__Aim of the exercise__:
Set the listing down unchanged, minus every embedded image.

__Data__:
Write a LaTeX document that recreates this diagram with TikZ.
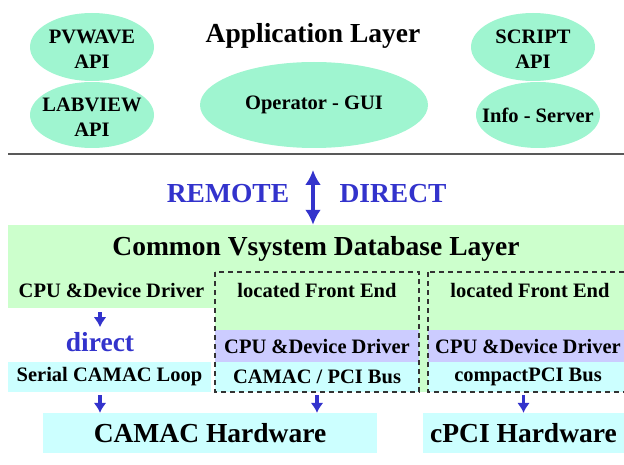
\documentclass[tikz,border=0pt]{standalone}
\usepackage{fontspec}
\setmainfont{Liberation Serif}
\usepackage{xcolor}
\usepackage{tikz}
\usetikzlibrary{shapes, arrows.meta}
\definecolor{apimint}{HTML}{9FF5D0}
\definecolor{dbgreen}{HTML}{CCFFCC}
\definecolor{drvpurple}{HTML}{CCCCFF}
\definecolor{buscyan}{HTML}{CCFFFF}
\definecolor{linkblue}{HTML}{3333CC}
\tikzstyle{api} = [ellipse, fill=apimint, inner sep=0pt]
\tikzstyle{txt} = [align=center, inner sep=0pt, font=\fontsize{20.5}{25}\selectfont\bfseries]
\tikzstyle{big} = [inner sep=0pt, font=\fontsize{27.5}{30}\selectfont\bfseries]
\tikzstyle{band} = [rectangle, inner sep=0pt, font=\fontsize{20.5}{25}\selectfont\bfseries]
\tikzstyle{frontend} = [draw=black!80, line width=1.5pt, dash pattern=on 5pt off 4pt]
\tikzstyle{flow} = [draw=linkblue, line width=3.5pt, -{Latex[length=10pt, width=13pt]}]

\begin{document}
\begin{tikzpicture}[x=1pt, y=-1pt]
  \useasboundingbox (0, 0) rectangle (624, 465);
  \clip (0, 0) rectangle (624, 465);

  % application layer
  \node[big] (applayer) at (313, 36) {Application Layer};
  \node[api, minimum width=124, minimum height=68] (pvwave) at (92, 47) {};
  \node[txt] (pvwave-txt) at (92, 49) {PVWAVE\\API};
  \node[api, minimum width=124, minimum height=66] (labview) at (92, 115) {};
  \node[txt] (labview-txt) at (92, 117) {LABVIEW\\API};
  \node[api, minimum width=228, minimum height=86] (gui) at (314, 105) {};
  \node[txt] (gui-txt) at (gui) {Operator - GUI};
  \node[api, minimum width=124, minimum height=68] (script) at (533, 47) {};
  \node[txt] (script-txt) at (533, 49) {SCRIPT\\API};
  \node[api, minimum width=124, minimum height=66] (info) at (538, 115) {};
  \node[txt] (info-txt) at (info) {Info - Server};

  \draw[line width=2pt, draw=black!65] (8, 154) -- (624, 154);

  % remote / direct access
  \node[big, text=linkblue] (remote) at (228, 194) {REMOTE};
  \node[big, text=linkblue] (direct) at (393, 194) {DIRECT};
  \coordinate (link) at (313, 170);

  % database layer and front ends
  \fill[dbgreen] (215, 272) rectangle (624, 392);
  \node[band, big, fill=dbgreen, minimum width=616, minimum height=47] (dblayer) at (316, 248.5) {Common Vsystem Database Layer};
  \node[band, fill=dbgreen, minimum width=207, minimum height=36] (leftdrv) at (111.5, 290) {CPU \&Device Driver};
  \node[txt] (loc1) at (317, 290) {located Front End};
  \node[txt] (loc2) at (530, 290) {located Front End};
  \node[band, fill=drvpurple, minimum width=204, minimum height=32] (drv1) at (317, 346) {CPU \&Device Driver};
  \node[band, fill=buscyan, minimum width=204, minimum height=30] (bus1) at (317, 377) {CAMAC / PCI Bus};
  \node[band, fill=drvpurple, minimum width=200, minimum height=32] (drv2) at (528, 346) {CPU \&Device Driver};
  \node[band, fill=buscyan, minimum width=200, minimum height=30] (bus2) at (528, 377) {compactPCI Bus};
  \draw[frontend] (215, 272) rectangle (419, 392);
  \draw[frontend] (428, 272) rectangle (640, 392);

  \node[big, text=linkblue] (directlink) at (100, 342) {direct};
  \node[band, fill=buscyan, minimum width=203, minimum height=30] (serial) at (109.5, 377) {Serial CAMAC Loop};

  % hardware
  \node[band, big, fill=buscyan, minimum width=334, minimum height=40] (camac) at (210, 433) {CAMAC Hardware};
  \node[band, big, fill=buscyan, minimum width=201, minimum height=40] (cpci) at (523.5, 433) {cPCI Hardware};

  \draw[flow, {Latex[length=15pt, width=16pt]}-{Latex[length=15pt, width=16pt]}, line width=4.5pt] (link) -- (link |- dblayer.north);
  \draw[flow, shorten <=4pt, shorten >=5pt] (leftdrv.south -| directlink.north) -- (directlink.north);
  \draw[flow, shorten <=3pt] (serial.south -| directlink.north) -- (camac.north -| directlink.north);
  \draw[flow, shorten <=3pt] (bus1.south) -- (bus1.south |- camac.north);
  \draw[flow, shorten <=3pt] (cpci.north |- bus2.south) -- (cpci.north);

\end{tikzpicture}
\end{document}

__Task solution__:
Write a LaTeX document that recreates this diagram with TikZ.
\documentclass[tikz,border=0pt]{standalone}
\usepackage{fontspec}
\setmainfont{Liberation Serif}
\usepackage{xcolor}
\usepackage{tikz}
\usetikzlibrary{shapes, arrows.meta}
\definecolor{apimint}{HTML}{9FF5D0}
\definecolor{dbgreen}{HTML}{CCFFCC}
\definecolor{drvpurple}{HTML}{CCCCFF}
\definecolor{buscyan}{HTML}{CCFFFF}
\definecolor{linkblue}{HTML}{3333CC}
\tikzstyle{api} = [ellipse, fill=apimint, inner sep=0pt]
\tikzstyle{txt} = [align=center, inner sep=0pt, font=\fontsize{20.5}{25}\selectfont\bfseries]
\tikzstyle{big} = [inner sep=0pt, font=\fontsize{27.5}{30}\selectfont\bfseries]
\tikzstyle{band} = [rectangle, inner sep=0pt, font=\fontsize{20.5}{25}\selectfont\bfseries]
\tikzstyle{frontend} = [draw=black!80, line width=1.5pt, dash pattern=on 5pt off 4pt]
\tikzstyle{flow} = [draw=linkblue, line width=3.5pt, -{Latex[length=10pt, width=13pt]}]

\begin{document}
\begin{tikzpicture}[x=1pt, y=-1pt]
  \useasboundingbox (0, 0) rectangle (624, 465);
  \clip (0, 0) rectangle (624, 465);

  % application layer
  \node[big] (applayer) at (313, 36) {Application Layer};
  \node[api, minimum width=124, minimum height=68] (pvwave) at (92, 47) {};
  \node[txt] (pvwave-txt) at (92, 49) {PVWAVE\\API};
  \node[api, minimum width=124, minimum height=66] (labview) at (92, 115) {};
  \node[txt] (labview-txt) at (92, 117) {LABVIEW\\API};
  \node[api, minimum width=228, minimum height=86] (gui) at (314, 105) {};
  \node[txt] (gui-txt) at (gui) {Operator - GUI};
  \node[api, minimum width=124, minimum height=68] (script) at (533, 47) {};
  \node[txt] (script-txt) at (533, 49) {SCRIPT\\API};
  \node[api, minimum width=124, minimum height=66] (info) at (538, 115) {};
  \node[txt] (info-txt) at (info) {Info - Server};

  \draw[line width=2pt, draw=black!65] (8, 154) -- (624, 154);

  % remote / direct access
  \node[big, text=linkblue] (remote) at (228, 194) {REMOTE};
  \node[big, text=linkblue] (direct) at (393, 194) {DIRECT};
  \coordinate (link) at (313, 170);

  % database layer and front ends
  \fill[dbgreen] (215, 272) rectangle (624, 392);
  \node[band, big, fill=dbgreen, minimum width=616, minimum height=47] (dblayer) at (316, 248.5) {Common Vsystem Database Layer};
  \node[band, fill=dbgreen, minimum width=207, minimum height=36] (leftdrv) at (111.5, 290) {CPU \&Device Driver};
  \node[txt] (loc1) at (317, 290) {located Front End};
  \node[txt] (loc2) at (530, 290) {located Front End};
  \node[band, fill=drvpurple, minimum width=204, minimum height=32] (drv1) at (317, 346) {CPU \&Device Driver};
  \node[band, fill=buscyan, minimum width=204, minimum height=30] (bus1) at (317, 377) {CAMAC / PCI Bus};
  \node[band, fill=drvpurple, minimum width=200, minimum height=32] (drv2) at (528, 346) {CPU \&Device Driver};
  \node[band, fill=buscyan, minimum width=200, minimum height=30] (bus2) at (528, 377) {compactPCI Bus};
  \draw[frontend] (215, 272) rectangle (419, 392);
  \draw[frontend] (428, 272) rectangle (640, 392);

  \node[big, text=linkblue] (directlink) at (100, 342) {direct};
  \node[band, fill=buscyan, minimum width=203, minimum height=30] (serial) at (109.5, 377) {Serial CAMAC Loop};

  % hardware
  \node[band, big, fill=buscyan, minimum width=334, minimum height=40] (camac) at (210, 433) {CAMAC Hardware};
  \node[band, big, fill=buscyan, minimum width=201, minimum height=40] (cpci) at (523.5, 433) {cPCI Hardware};

  \draw[flow, {Latex[length=15pt, width=16pt]}-{Latex[length=15pt, width=16pt]}, line width=4.5pt] (link) -- (link |- dblayer.north);
  \draw[flow, shorten <=4pt, shorten >=5pt] (leftdrv.south -| directlink.north) -- (directlink.north);
  \draw[flow, shorten <=3pt] (serial.south -| directlink.north) -- (camac.north -| directlink.north);
  \draw[flow, shorten <=3pt] (bus1.south) -- (bus1.south |- camac.north);
  \draw[flow, shorten <=3pt] (cpci.north |- bus2.south) -- (cpci.north);

\end{tikzpicture}
\end{document}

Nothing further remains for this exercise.